I looked into this a bit more to no avail. Yes, the file is really at that path. I tried

I also tried separating the certificate from the key per the serverfault.com link you gave above and then issuing the following curl command

curl -v --cert cert.pem --cert-type PEM --key key.pem --key-type PEM --pass password https://localhost:4443

but it gave a similar error:

curl: (35) error reading X.509 potentially-encrypted key file: Error while reading file.

I'm at a loss . . .

tmciver commented 4 years ago

I also verified the key and certificate match per the instructions here.

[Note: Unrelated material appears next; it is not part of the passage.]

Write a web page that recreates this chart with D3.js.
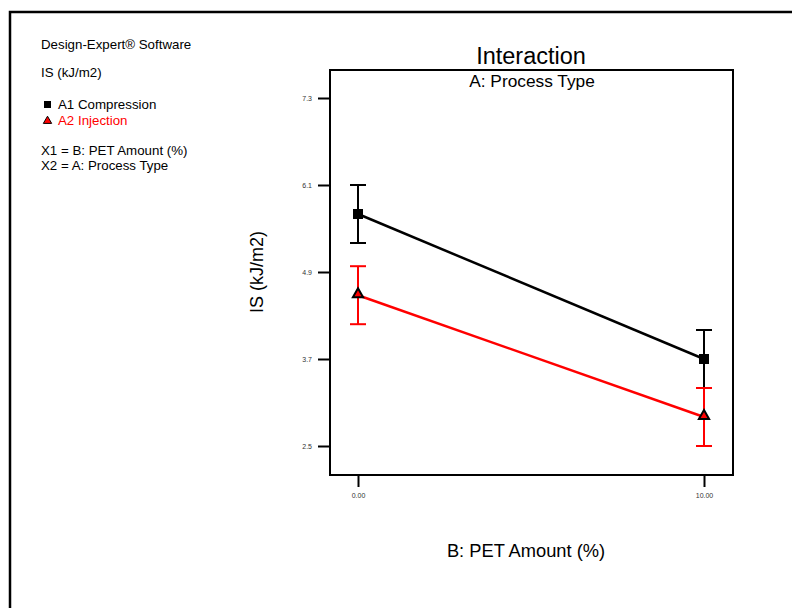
<!DOCTYPE html>
<html><head><meta charset="utf-8">
<script src="https://cdn.jsdelivr.net/npm/d3@7"></script>
<style>body{margin:0;background:#fff}svg{display:block;font-family:Arial,"Liberation Sans",sans-serif}</style>
</head><body><svg id="c" width="792" height="608"></svg>
<script>
const xValues = [0, 10];
const xTickLabels = ["0.00", "10.00"];
const yTicks = [2.5, 3.7, 4.9, 6.1, 7.3];
const a1Mean = [5.70, 3.70];
const a1Low = [5.30, 3.30];
const a1High = [6.10, 4.10];
const a2Mean = [4.58, 2.90];
const a2Low = [4.18, 2.50];
const a2High = [4.98, 3.30];
const seriesNames = ["A1 Compression", "A2 Injection"];

const svg = d3.select("#c");
const L = 330, R = 733, T = 70, B = 475;
const x = d3.scaleLinear().domain([0, 10]).range([358, 704]);
const y = d3.scaleLinear().domain([2.5, 7.3]).range([446, 98]);

// outer frame
svg.append("path").attr("d", "M10,700 L10,12 L900,12").attr("fill", "none").attr("stroke", "#000").attr("stroke-width", 2.5);

// left info text
const info = svg.append("g").attr("font-size", 13.3).attr("fill", "#000");
info.append("text").attr("x", 41).attr("y", 49).text("Design-Expert® Software");
info.append("text").attr("x", 41).attr("y", 77).text("IS (kJ/m2)");
info.append("rect").attr("x", 44).attr("y", 101).attr("width", 7).attr("height", 7).attr("fill", "#000");
info.append("text").attr("x", 58).attr("y", 109).text(seriesNames[0]);
info.append("path").attr("d", d3.symbol(d3.symbolTriangle, 30)()).attr("transform", "translate(47.5,121)").attr("fill", "#f00").attr("stroke", "#000").attr("stroke-width", 1);
info.append("text").attr("x", 58).attr("y", 125).attr("fill", "#f00").text(seriesNames[1]);
info.append("text").attr("x", 41).attr("y", 155).text("X1 = B: PET Amount (%)");
info.append("text").attr("x", 41).attr("y", 170).text("X2 = A: Process Type");

// plot box
svg.append("rect").attr("x", L).attr("y", T).attr("width", R - L).attr("height", B - T).attr("fill", "none").attr("stroke", "#000").attr("stroke-width", 2);

// axes
const yAxis = d3.axisLeft(y).tickValues(yTicks).tickFormat(d3.format(".1f")).tickSize(12).tickPadding(6);
const gy = svg.append("g").attr("transform", `translate(${L},0)`).call(yAxis);
gy.select(".domain").remove();
gy.selectAll(".tick line").attr("stroke-width", 2);
gy.selectAll(".tick text").attr("font-size", 7).attr("font-family", "Arial,'Liberation Sans',sans-serif").attr("fill", "#333");

const xAxis = d3.axisBottom(x).tickValues(xValues).tickFormat((d, i) => xTickLabels[i]).tickSize(12).tickPadding(6);
const gx = svg.append("g").attr("transform", `translate(0,${B})`).call(xAxis);
gx.select(".domain").remove();
gx.selectAll(".tick line").attr("stroke-width", 2);
gx.selectAll(".tick text").attr("font-size", 7).attr("font-family", "Arial,'Liberation Sans',sans-serif").attr("fill", "#333");

// titles
svg.append("text").attr("x", 531).attr("y", 64).attr("text-anchor", "middle").attr("font-size", 23.5).text("Interaction");
svg.append("text").attr("x", 532).attr("y", 87).attr("text-anchor", "middle").attr("font-size", 17.3).text("A: Process Type");
svg.append("text").attr("x", 526).attr("y", 557).attr("text-anchor", "middle").attr("font-size", 18.3).text("B: PET Amount (%)");
svg.append("text").attr("transform", "translate(263,272) rotate(-90)").attr("text-anchor", "middle").attr("font-size", 18).text("IS (kJ/m2)");

function drawSeries(mean, low, high, color) {
  const g = svg.append("g");
  const line = d3.line().x((d, i) => x(xValues[i])).y(d => y(d));
  g.append("path").datum(mean).attr("d", line).attr("fill", "none").attr("stroke", color).attr("stroke-width", 2.5);
  xValues.forEach((xv, i) => {
    const cx = x(xv);
    g.append("line").attr("x1", cx).attr("x2", cx).attr("y1", y(low[i])).attr("y2", y(high[i])).attr("stroke", color).attr("stroke-width", 2);
    [low[i], high[i]].forEach(v => {
      g.append("line").attr("x1", cx - 8).attr("x2", cx + 8).attr("y1", y(v)).attr("y2", y(v)).attr("stroke", color).attr("stroke-width", 2);
    });
  });
  return g;
}
drawSeries(a1Mean, a1Low, a1High, "#000");
drawSeries(a2Mean, a2Low, a2High, "#f00");

// markers
svg.selectAll(".m1").data(a1Mean).join("rect").attr("x", (d, i) => x(xValues[i]) - 5).attr("y", d => y(d) - 5).attr("width", 10).attr("height", 10).attr("fill", "#000");
svg.selectAll(".m2").data(a2Mean).join("path").attr("d", d3.symbol(d3.symbolTriangle, 45)()).attr("transform", (d, i) => `translate(${x(xValues[i])},${y(d) - 1})`).attr("fill", "#f00").attr("stroke", "#000").attr("stroke-width", 2);
</script></body></html>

namedgraph commented 4 years ago

@tmciver can we try to see if it's not an environment issue? What's the OS and its version and the output of curl -V?

tmciver commented 4 years ago

I'm running this on Ubuntu 16.04 (old, I know. I should probably just upgrade and see if that resolves it.)

$ curl -V
curl 7.47.0 (x86_64-pc-linux-gnu) libcurl/7.47.0 GnuTLS/3.4.10 zlib/1.2.8 libidn/1.32 librtmp/2.3
Protocols: dict file ftp ftps gopher http https imap imaps ldap ldaps pop3 pop3s rtmp rtsp smb smbs smtp smtps telnet tftp 
Features: AsynchDNS IDN IPv6 Largefile GSS-API Kerberos SPNEGO NTLM NTLM_WB SSL libz TLS-SRP UnixSockets
tmciver commented 4 years ago

I tried the install script mentioned above in a fresh Ubuntu 20.04 VM and it worked! I think we can chalk this up to an old version of . . . something. Thanks for the help with this @namedgraph!

namedgraph commented 4 years ago

Awesome! Without regenerating the client.p12.pem or anything?

tmciver commented 4 years ago

Correct, I did not have to regenerate the cert files.